You could project distributions representing all kinds of attributes or relationships, all kinds of meaning in a word, from text in the same way.
Note you can also turn these distributions around and use them to govern syntax. Given a representation for a relationship as a pair-pattern matrix you have a very precise specification for possible syntax appropriate to this meaning.
The question of relevance to this group is whether you can reduce the dimensions of these representations so we can store them all in less space than the texts they come from. Can you cluster the pair-pattern matrix for "carpenter-wood" with that of "build-mason" and all other similar pairs, to find a general relation representing "instrument" or "tool" in all its subtlety?

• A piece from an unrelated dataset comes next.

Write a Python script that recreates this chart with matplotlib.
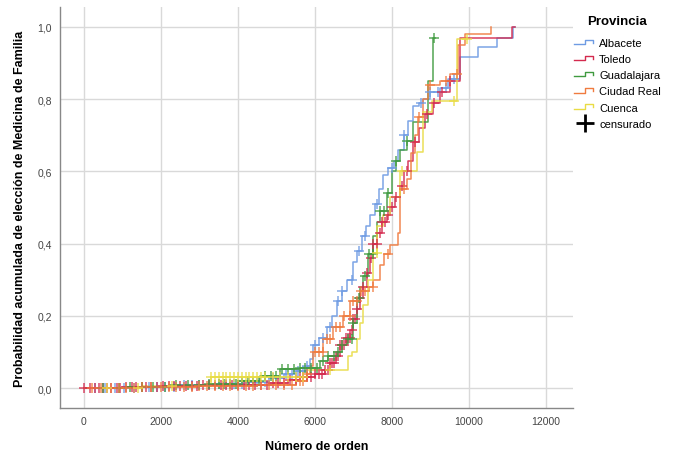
import numpy as np
import matplotlib
matplotlib.use("Agg")
import matplotlib.pyplot as plt
from matplotlib.lines import Line2D
from matplotlib.legend_handler import HandlerBase
from matplotlib.ticker import FuncFormatter

plt.rcParams["font.family"] = ["Liberation Sans", "DejaVu Sans"]

# ------------------------------------------------------------
# Data (step points and censored marks)
# ------------------------------------------------------------
provinces = ["Albacete", "Toledo", "Guadalajara", "Ciudad Real", "Cuenca"]
colors = ["#6E9BE3", "#D42A4E", "#3F9A3F", "#F07B3F", "#E9DC45"]

alb_x = [0, 1500, 2500, 3500, 4200, 4800, 5200, 5500, 5800, 5870, 5950, 6100, 6300, 6450,
         6570, 6700, 6830, 6990, 7100, 7220, 7330, 7430, 7550, 7660, 7770, 7900, 8050,
         8160, 8300, 8420, 8550, 8700, 8810, 9000, 9250, 9450, 9770, 10230, 10730, 11140, 11190]
alb_y = [0, 0.004, 0.008, 0.012, 0.018, 0.028, 0.038, 0.048, 0.06, 0.08, 0.12, 0.14, 0.17, 0.20,
         0.24, 0.27, 0.30, 0.35, 0.38, 0.42, 0.45, 0.48, 0.51, 0.55, 0.59, 0.61, 0.63,
         0.66, 0.70, 0.74, 0.78, 0.79, 0.80, 0.82, 0.83, 0.856, 0.917, 0.945, 0.97, 1.0, 1.0]
alb_cens = [300, 550, 800, 1050, 1300, 1500, 1700, 1900, 2100, 2350, 2600, 2800, 3000, 3250,
            3500, 3700, 3900, 4100, 4300, 4500, 4700, 4900, 5100, 5250, 5400, 5550, 5700,
            5800, 6000, 6200, 6400, 6600, 6700, 6950, 7150, 7300, 7600, 8000, 8300,
            8750, 9000, 9200, 9400, 9600]

tol_x = [0, 1000, 2000, 3000, 4000, 4800, 5300, 5600, 6000, 6250, 6400, 6550, 6650, 6800,
         6910, 7000, 7100, 7170, 7250, 7350, 7430, 7520, 7610, 7750, 7870, 7950, 8080, 8210,
         8320, 8420, 8550, 8700, 8850, 9060, 9250, 9500, 9770, 11120, 11190]
tol_y = [0, 0.003, 0.006, 0.008, 0.01, 0.015, 0.022, 0.03, 0.04, 0.05, 0.07, 0.09, 0.12, 0.14,
         0.16, 0.19, 0.22, 0.25, 0.28, 0.32, 0.36, 0.40, 0.43, 0.46, 0.48, 0.50, 0.53, 0.56,
         0.60, 0.63, 0.68, 0.72, 0.76, 0.79, 0.82, 0.85, 0.97, 1.0, 1.0]
tol_cens = [0, 150, 300, 400, 500, 600, 700, 850, 950, 1100, 1250, 1350, 1500, 1600, 1750,
            1900, 2050, 2200, 2350, 2500, 2650, 2800, 2950, 3100, 3250, 3400, 3550, 3700,
            3850, 4000, 4150, 4300, 4450, 4600, 4750, 4900, 5050, 5200, 5350, 5500, 5600,
            5700, 5800, 5900, 6000, 6100, 6180, 6250, 6330, 6400, 6450, 6500, 6550, 6600,
            6650, 6700, 6750, 6800, 6850, 6900, 6950, 7000, 7050, 7100, 7180, 7250, 7350,
            7450, 7520, 7600, 7680, 7750, 7830, 7900, 8000, 8100, 8250, 8400, 8600, 8900,
            9100, 9300, 9500]

gua_x = [0, 1200, 2200, 3200, 4000, 4570, 5090, 5600, 6130, 6350, 6570, 6700, 6830, 6990,
         7090, 7170, 7250, 7380, 7510, 7600, 7690, 7870, 8000, 8100, 8210, 8400, 8550, 8940,
         9060, 9120]
gua_y = [0, 0.004, 0.008, 0.012, 0.02, 0.033, 0.053, 0.055, 0.075, 0.09, 0.10, 0.12, 0.135,
         0.18, 0.25, 0.28, 0.31, 0.37, 0.42, 0.46, 0.49, 0.54, 0.60, 0.63, 0.66, 0.685, 0.737,
         0.85, 0.97, 0.97]
gua_cens = [500, 900, 1200, 1500, 1800, 2100, 2400, 2700, 3000, 3250, 3500, 3650, 3800,
            3950, 4100, 4250, 4400, 4550, 4700, 4850, 5000, 5150, 5300, 5450, 5600, 5750,
            5900, 6050, 6200, 6350, 6500, 6600, 6700, 6850, 6950, 7000, 7150, 7300, 7400,
            7500, 7700, 7800, 7900, 8100, 8400, 9100]

ciu_x = [0, 1500, 3000, 4500, 5500, 5800, 5870, 5950, 6210, 6470, 6730, 6910, 7170, 7400,
         7510, 7690, 7800, 7950, 8160, 8210, 8390, 8500, 8600, 8680, 8800, 8940, 9250, 9510,
         9710, 9900, 10570, 10580]
ciu_y = [0, 0.003, 0.006, 0.01, 0.02, 0.04, 0.06, 0.10, 0.135, 0.17, 0.20, 0.24, 0.27, 0.28,
         0.30, 0.34, 0.37, 0.395, 0.43, 0.55, 0.58, 0.65, 0.70, 0.75, 0.80, 0.84, 0.85, 0.87,
         0.95, 0.98, 1.0, 1.0]
ciu_cens = [200, 450, 700, 900, 1100, 1300, 1500, 1750, 2000, 2200, 2400, 2600, 2800, 3000,
            3200, 3400, 3600, 3800, 4000, 4200, 4400, 4600, 4800, 5000, 5200, 5400, 5600,
            5700, 5800, 6000, 6100, 6200, 6300, 6400, 6550, 6650, 6750, 6900, 7000, 7100,
            7200, 7300, 7500, 7900, 8300, 8700, 9000, 9400, 9700]

cue_x = [0, 1500, 3300, 5800, 6860, 6950, 7090, 7170, 7260, 7380, 7510, 7610, 7770, 7950,
         8210, 8650, 8810, 9050, 9690, 9950]
cue_y = [0, 0.005, 0.03, 0.05, 0.09, 0.10, 0.135, 0.18, 0.23, 0.30, 0.375, 0.45, 0.48, 0.53,
         0.60, 0.655, 0.765, 0.795, 0.967, 0.967]
cue_cens = [600, 1400, 2300, 3300, 3400, 3500, 3600, 3700, 3800, 3900, 4000, 4100, 4200,
            4300, 4400, 4500, 4600, 4700, 4900, 5100, 5300, 5500, 5700, 6400, 7600, 8250,
            9600, 9950]

series = [
    (alb_x, alb_y, alb_cens),
    (tol_x, tol_y, tol_cens),
    (gua_x, gua_y, gua_cens),
    (ciu_x, ciu_y, ciu_cens),
    (cue_x, cue_y, cue_cens),
]

x_ticks = [0, 2000, 4000, 6000, 8000, 10000, 12000]
y_ticks = [0.0, 0.2, 0.4, 0.6, 0.8, 1.0]


class StepHandler(HandlerBase):
    """Little step icon like the SPSS legend."""
    def create_artists(self, legend, orig_handle, xdescent, ydescent,
                       width, height, fontsize, trans):
        w, h = width, height
        xs = np.array([0, 0.5, 0.5, 0.9, 0.9]) * w - xdescent
        ys = np.array([0.25, 0.25, 0.8, 0.8, 0.45]) * h - ydescent
        ln = Line2D(xs, ys, color=orig_handle.get_color(), lw=1.0)
        ln.set_transform(trans)
        return [ln]


# ------------------------------------------------------------
# Figure
# ------------------------------------------------------------
fig = plt.figure(figsize=(6.81, 4.56), dpi=100)
ax = fig.add_axes([60 / 681, 1 - 409 / 456, (573 - 60) / 681, (409 - 8) / 456])

handles = []
for (xs, ys, cens), col, name in zip(series, colors, provinces):
    xs = np.asarray(xs, float)
    ys = np.asarray(ys, float)
    ln, = ax.plot(xs, ys, drawstyle="steps-post", color=col, lw=1.1, alpha=0.9, zorder=2)
    cx = np.asarray(cens, float)
    idx = np.searchsorted(xs, cx, side="right") - 1
    ax.plot(cx, ys[idx], ls="none", marker="+", ms=7, mew=1.1, color=col, alpha=0.85, zorder=3)
    handles.append(ln)

ax.set_xlim(-620, 12700)
ax.set_ylim(-0.055, 1.055)
ax.set_xticks(x_ticks)
ax.set_yticks(y_ticks)
ax.yaxis.set_major_formatter(FuncFormatter(lambda v, p: f"{v:.1f}".replace(".", ",")))
ax.grid(True, color="#d9d9d9", lw=1.0)
ax.set_axisbelow(True)
ax.tick_params(length=0, labelsize=7.5, colors="#444444")
ax.tick_params(axis="x", pad=6)
ax.tick_params(axis="y", pad=6)
for s in ["top", "right"]:
    ax.spines[s].set_visible(False)
for s in ["left", "bottom"]:
    ax.spines[s].set_color("#888888")
    ax.spines[s].set_linewidth(1.0)

ax.set_xlabel("Número de orden", fontsize=9, fontweight="bold", labelpad=10)
ax.set_ylabel("Probabilidad acumulada de elección de Medicina de Familia",
              fontsize=9, fontweight="bold", labelpad=8)

cens_handle = Line2D([], [], ls="none", marker="+", ms=13, mew=2.0, color="black")
hmap = {h: StepHandler() for h in handles}
leg = fig.legend(handles + [cens_handle], provinces + ["censurado"],
                 loc="upper left", bbox_to_anchor=(574 / 681, 1 - 16 / 456),
                 frameon=False, handlelength=1.9, handletextpad=0.35, labelspacing=0.55,
                 fontsize=8, title="Provincia",
                 title_fontproperties={"weight": "bold", "size": 9.5},
                 borderpad=0, borderaxespad=0, handler_map=hmap)
leg._legend_box.sep = 8

fig.savefig("out.png", dpi=100)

I think the evidence of examples like my toy AX...DX...DB...AZ...YZ...YC illustrate that we can't. Because there are so many clusters of contexts possible, and many of them contradict each other.
But I think this is a good thing. It means we can use the same words to project out many more subtle distinctions of meanings (different distributions.)
That is why the meaning of language is so subtle and syntax so idiosyncratic.
The goal of compressing text using meaning turns out to be wrong, but the link between compression and meaning is not wrong. Meaning still corresponds to a distribution on the text (similar to a compression.) It is just this relationship turns out to expand the power of text, not compress it.